Now the emphasis is on good times and thoughtful, easily remembered lyrics with “Wonderful Crazy Night,” whose words were written by John’s longtime writing partner Bernie Taupin.
There’s also the piano, always the piano, and it feels like Elton John is back where he should be. This time, he’s bringing the new album — and old hits, as well, not to worry — to the Tel Aviv stage.
Like last time, he has pooh-poohed threats from BDS activists. There was a brief brouhaha in March when his Israel promoter, Shuki Weiss, claimed at an anti-BDS conference in Jerusalem that Elton John was asked to declare loyalty to the Jewish state before the upcoming concert in order to forestall the possibility that he’s be pressured to cancel.
The Interior Ministry responded by calling the claim “delusional,” and the entire matter was dropped.
In 2010, after other cancellations and near-cancellations by performers following the controversial fatal Israeli raid on the Gaza flotilla, John said that he and other musicians should not “cherry-pick our conscience.” His quote referred to his fellow Brit Elvis Costello, who canceled an Israel concert that summer, citing his conscience.
For those who don’t make it to the Tel Aviv concert, there are other options for enjoying John’s higher baritone of recent years.
The 68-year-old is relaunching his film career as well, having just confirmed that he’ll be in “Kingsman 2: The Golden Circle,” the sequel to spy thriller “Kingsman,” about a street tough turned secret agent, starring Julianne Moore, Channing Tatum and Halle Berry and possibly fellow Brit Colin Firth.
John confirmed his appearance through his Instagram account, with a poster featuring Union Jack glasses and the phrase “Wednesday night’s alright for fighting,” referencing his own song.

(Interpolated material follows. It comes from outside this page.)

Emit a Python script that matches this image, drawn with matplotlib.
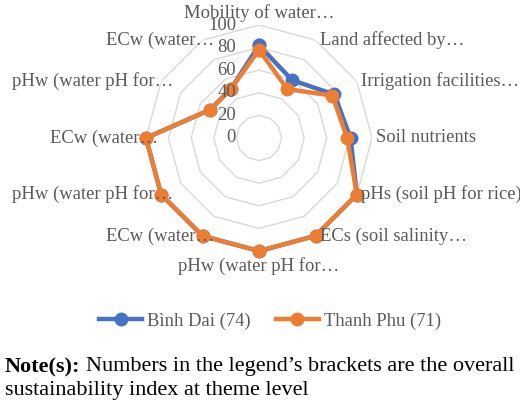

A post shared by Elton John (@eltonjohn) on
“It’s been a long time since Tommy…..#Kingsman” he wrote on Instagram.
He also has a brief appearance in the documentary “All Things Must Pass,” about the beloved Tower Records chain of stores.
And for a steady diet of John’s music, fans can tune in to Elton John’s Rocket Hour, his Apple iTunes radio show that airs three times a week, with a selection of old songs and new releases from his favorite artists.
John is clearly a man of long relationships and deep connections. He has worked with his Los Angeles agent, Howard Rose, for 46 years, and his writing partner, Bernie Taupin, for 48 years.
But there are newer relationships as well. John and his partner, David Furnish, have two sons, Zachary and Elijah, who are 5 and 3, and besides his ten godchildren, including Sean Lennon, David and Victoria Beckham’s sons Brooklyn and Romeo, and Elizabeth Hurley’s son Damian, John calls pop star Lady Gaga his spiritual daughter.
With her own penchant for wild costumes and theatrical staging, the two are working together on some music, and she is his children’s godmother.